_Problem to solve_.
Reproduce nothing but the lines from the start of the material through the line that includes "27.4, 17.8, 1.5]", both ends included, and omit every picture.

Start Dataset excerpt

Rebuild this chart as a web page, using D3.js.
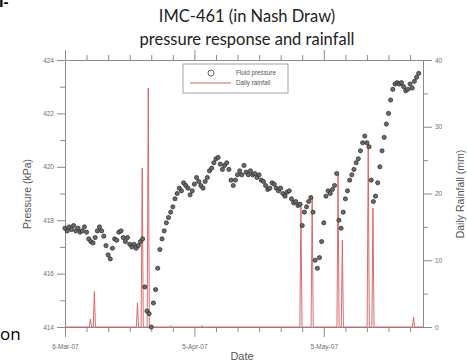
<!DOCTYPE html>
<html>
<head>
<meta charset="utf-8">
<script src="https://cdn.jsdelivr.net/npm/d3@7"></script>
<style>
  body { margin: 0; background: #fff; }
  svg { display: block; }
  .axis path, .axis line { stroke: #8c8c8c; }
  .axis text { fill: #6e6e6e; font-family: "Liberation Sans", Arial, sans-serif; font-size: 6.5px; }
</style>
</head>
<body>
<div id="chart"></div>
<script>
const startDate = Date.UTC(2007, 2, 6)
const endDate = Date.UTC(2007, 4, 28)
const dayMs = 864e5

// fluid pressure (kPa), one reading every 12 h from 6-Mar-07
const pressure = [
  417.7, 417.6, 417.75, 417.65, 417.8, 417.6, 417.7, 417.55, 417.6, 417.75,
  417.55, 417.3, 417.2, 417.15, 417.35, 417.6, 417.75, 417.6, 417.4, 417.05,
  416.7, 416.55, 416.95, 417.3, 417.25, 417.55, 417.6, 417.35, 417.2, 417.35,
  417.1, 417.0, 417.1, 416.95, 417.05, 417.2, 417.3, 415.5, 414.6, 414.5,
  414.0, 414.9, 415.4, 416.2, 416.9, 417.3, 417.6, 417.9, 418.1, 418.3,
  418.5, 418.8, 419.0, 419.2, 419.1, 419.4, 419.3, 419.2, 418.95, 419.1,
  419.35, 419.6, 419.45, 419.3, 419.2, 419.45, 419.6, 419.85, 419.95, 420.15,
  420.3, 420.35, 420.1, 419.9, 420.05, 420.15, 419.9, 419.5, 419.3, 419.5,
  419.7, 419.85, 419.7, 420.05, 419.8, 419.7, 419.85, 419.7, 419.75, 419.6,
  419.7, 419.5, 419.45, 419.3, 419.15, 419.2, 419.4, 419.35, 419.2, 419.1,
  419.2, 419.0, 418.9, 419.05, 419.1, 418.8, 418.65, 418.7, 418.55, 418.6,
  417.8, 418.3, 418.5, 418.7, 418.85, 418.3, 416.5, 416.2, 416.6, 417.2,
  417.9, 418.9, 419.1, 419.0, 419.15, 419.3, 419.75, 418.0, 417.7, 418.3,
  418.8, 419.1, 419.5, 419.7, 419.9, 420.15, 420.3, 420.6, 420.9, 421.15,
  420.9, 420.75, 419.5, 418.7, 418.9, 419.4, 420.0, 420.6, 421.1, 421.6,
  422.0, 422.5, 422.9, 423.1, 423.15, 423.1, 423.15, 423.0, 422.85, 422.9,
  423.1, 422.95, 423.2, 423.35, 423.5
]

// daily rainfall events: days after 6-Mar-07 and amount (mm)
const rainDay = [5.9, 6.8, 16.8, 17.9, 19.3, 24.5, 31.7, 54.7, 57.3, 63.3, 64.3, 70.3, 71.4, 80.8]
const rainMM = [1.2, 5.3, 3.6, 23.8, 35.8, 0.2, 0.2, 18.4, 19.5, 22.8, 13.0, 27.4, 17.8, 1.5]

const pressureMajor = [414, 416, 418, 420, 422, 424]
const pressureMinor = [415, 417, 419, 421, 423]
const rainMajor = [0, 10, 20, 30, 40]
const rainMinor = [5, 15, 25, 35]
const dateTickDays = d3.range(0, 83, 5)
const dateLabelDays = [0, 30, 60]

const width = 467
const height = 363
const margin = {left: 65, right: 44, top: 60, bottom: 36}

const svg = d3.select("#chart").append("svg")
  .attr("width", width)
  .attr("height", height)

const x = d3.scaleUtc()
  .domain([new Date(startDate), new Date(endDate)])
  .range([margin.left, width - margin.right])
const yP = d3.scaleLinear().domain([414, 424]).range([height - margin.bottom, margin.top])
const yR = d3.scaleLinear().domain([0, 40]).range([height - margin.bottom, margin.top])

const dayToDate = d => new Date(startDate + d * dayMs)
const fmt = d3.utcFormat("%-d-%b-%y")
const majorDates = dateLabelDays.map(dayToDate)
const minorDates = dateTickDays.filter(d => !dateLabelDays.includes(d)).map(dayToDate)

const bottom = height - margin.bottom
const right = width - margin.right

// axes: minor ticks first, then major with labels
function addAxis(axisFn, scale, minor, major, transform, fmtFn, minorLen, majorLen) {
  svg.append("g").attr("class", "axis").attr("transform", transform)
    .call(axisFn(scale).tickValues(minor).tickSize(minorLen).tickSizeOuter(0).tickFormat(""))
  const g = svg.append("g").attr("class", "axis").attr("transform", transform)
    .call(axisFn(scale).tickValues(major).tickSize(majorLen).tickSizeOuter(0).tickFormat(fmtFn))
  g.select(".domain").remove()
  return g
}

addAxis(d3.axisLeft, yP, pressureMinor, pressureMajor, `translate(${margin.left},0)`, d3.format("d"), 5, 8)
addAxis(d3.axisRight, yR, rainMinor, rainMajor, `translate(${right},0)`, d3.format("d"), 5, 9)
addAxis(d3.axisBottom, x, minorDates, majorDates, `translate(0,${bottom})`, fmt, 5, 10)
  .selectAll("text").attr("dy", "1.4em")
addAxis(d3.axisTop, x, minorDates, majorDates, `translate(0,${margin.top})`, () => "", 5, 10)

// rainfall line
const rainPts = [[0, 0]]
rainDay.forEach((d, i) => {
  rainPts.push([d - 0.25, 0], [d, rainMM[i]], [d + 0.25, 0])
})
rainPts.push([83, 0])

svg.append("path")
  .datum(rainPts)
  .attr("fill", "none")
  .attr("stroke", "#d65c5c")
  .attr("stroke-width", 0.9)
  .attr("d", d3.line().x(p => x(dayToDate(p[0]))).y(p => yR(p[1])))

// fluid pressure markers
svg.append("g").selectAll("circle")
  .data(pressure)
  .join("circle")
  .attr("cx", (d, i) => x(dayToDate(i * 0.5)))
  .attr("cy", d => yP(d))
  .attr("r", 2.1)
  .attr("fill", "#6a6a6a")
  .attr("stroke", "#222")
  .attr("stroke-width", 0.8)
  .attr("stroke-opacity", 0.85)

// legend
const leg = svg.append("g")
leg.append("rect").attr("x", 183).attr("y", 64).attr("width", 105).attr("height", 29)
  .attr("fill", "#fff").attr("stroke", "#8c8c8c").attr("stroke-width", 0.8)
leg.append("circle").attr("cx", 211).attr("cy", 73).attr("r", 3)
  .attr("fill", "none").attr("stroke", "#555").attr("stroke-width", 0.9)
leg.append("line").attr("x1", 190).attr("x2", 231).attr("y1", 83).attr("y2", 83)
  .attr("stroke", "#d65c5c").attr("stroke-width", 1)
leg.selectAll("text").data(["Fluid pressure", "Daily rainfall"]).join("text")
  .attr("x", 236).attr("y", (d, i) => 73 + i * 10).attr("dy", "0.35em")
  .attr("font-family", "Liberation Sans, Arial, sans-serif").attr("font-size", 6.3)
  .attr("fill", "#555").text(d => d)

// axis titles
const axisFont = "Liberation Sans, Arial, sans-serif"
svg.append("text").attr("x", 242).attr("y", 360).attr("text-anchor", "middle")
  .attr("font-family", axisFont).attr("font-size", 11).attr("fill", "#555").text("Date")
svg.append("text").attr("transform", "translate(31,194) rotate(-90)").attr("text-anchor", "middle")
  .attr("font-family", axisFont).attr("font-size", 10.5).attr("fill", "#555").text("Pressure (kPa)")
svg.append("text").attr("transform", "translate(464,194) rotate(-90)").attr("text-anchor", "middle")
  .attr("font-family", axisFont).attr("font-size", 10.5).attr("fill", "#555").text("Daily Rainfall (mm)")

// title
const title = svg.append("text").attr("text-anchor", "middle")
  .attr("font-family", "Lato, sans-serif").attr("font-size", 16.5).attr("fill", "#222")
title.append("tspan").attr("x", 247).attr("y", 22).text("IMC-461 (in Nash Draw)")
title.append("tspan").attr("x", 247).attr("y", 45).text("pressure response and rainfall")

// slide fragments around the chart
svg.append("text").attr("x", -1).attr("y", 7).attr("font-family", "Open Sans, sans-serif")
  .attr("font-size", 15).attr("font-weight", "bold").attr("fill", "#000").text("l-")
svg.append("text").attr("x", 0).attr("y", 340).attr("font-family", "Open Sans, sans-serif")
  .attr("font-size", 17).attr("fill", "#000").text("on")
</script>
</body>
</html>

End Dataset excerpt

_Expected answer_.
Rebuild this chart as a web page, using D3.js.
<!DOCTYPE html>
<html>
<head>
<meta charset="utf-8">
<script src="https://cdn.jsdelivr.net/npm/d3@7"></script>
<style>
  body { margin: 0; background: #fff; }
  svg { display: block; }
  .axis path, .axis line { stroke: #8c8c8c; }
  .axis text { fill: #6e6e6e; font-family: "Liberation Sans", Arial, sans-serif; font-size: 6.5px; }
</style>
</head>
<body>
<div id="chart"></div>
<script>
const startDate = Date.UTC(2007, 2, 6)
const endDate = Date.UTC(2007, 4, 28)
const dayMs = 864e5

// fluid pressure (kPa), one reading every 12 h from 6-Mar-07
const pressure = [
  417.7, 417.6, 417.75, 417.65, 417.8, 417.6, 417.7, 417.55, 417.6, 417.75,
  417.55, 417.3, 417.2, 417.15, 417.35, 417.6, 417.75, 417.6, 417.4, 417.05,
  416.7, 416.55, 416.95, 417.3, 417.25, 417.55, 417.6, 417.35, 417.2, 417.35,
  417.1, 417.0, 417.1, 416.95, 417.05, 417.2, 417.3, 415.5, 414.6, 414.5,
  414.0, 414.9, 415.4, 416.2, 416.9, 417.3, 417.6, 417.9, 418.1, 418.3,
  418.5, 418.8, 419.0, 419.2, 419.1, 419.4, 419.3, 419.2, 418.95, 419.1,
  419.35, 419.6, 419.45, 419.3, 419.2, 419.45, 419.6, 419.85, 419.95, 420.15,
  420.3, 420.35, 420.1, 419.9, 420.05, 420.15, 419.9, 419.5, 419.3, 419.5,
  419.7, 419.85, 419.7, 420.05, 419.8, 419.7, 419.85, 419.7, 419.75, 419.6,
  419.7, 419.5, 419.45, 419.3, 419.15, 419.2, 419.4, 419.35, 419.2, 419.1,
  419.2, 419.0, 418.9, 419.05, 419.1, 418.8, 418.65, 418.7, 418.55, 418.6,
  417.8, 418.3, 418.5, 418.7, 418.85, 418.3, 416.5, 416.2, 416.6, 417.2,
  417.9, 418.9, 419.1, 419.0, 419.15, 419.3, 419.75, 418.0, 417.7, 418.3,
  418.8, 419.1, 419.5, 419.7, 419.9, 420.15, 420.3, 420.6, 420.9, 421.15,
  420.9, 420.75, 419.5, 418.7, 418.9, 419.4, 420.0, 420.6, 421.1, 421.6,
  422.0, 422.5, 422.9, 423.1, 423.15, 423.1, 423.15, 423.0, 422.85, 422.9,
  423.1, 422.95, 423.2, 423.35, 423.5
]

// daily rainfall events: days after 6-Mar-07 and amount (mm)
const rainDay = [5.9, 6.8, 16.8, 17.9, 19.3, 24.5, 31.7, 54.7, 57.3, 63.3, 64.3, 70.3, 71.4, 80.8]
const rainMM = [1.2, 5.3, 3.6, 23.8, 35.8, 0.2, 0.2, 18.4, 19.5, 22.8, 13.0, 27.4, 17.8, 1.5]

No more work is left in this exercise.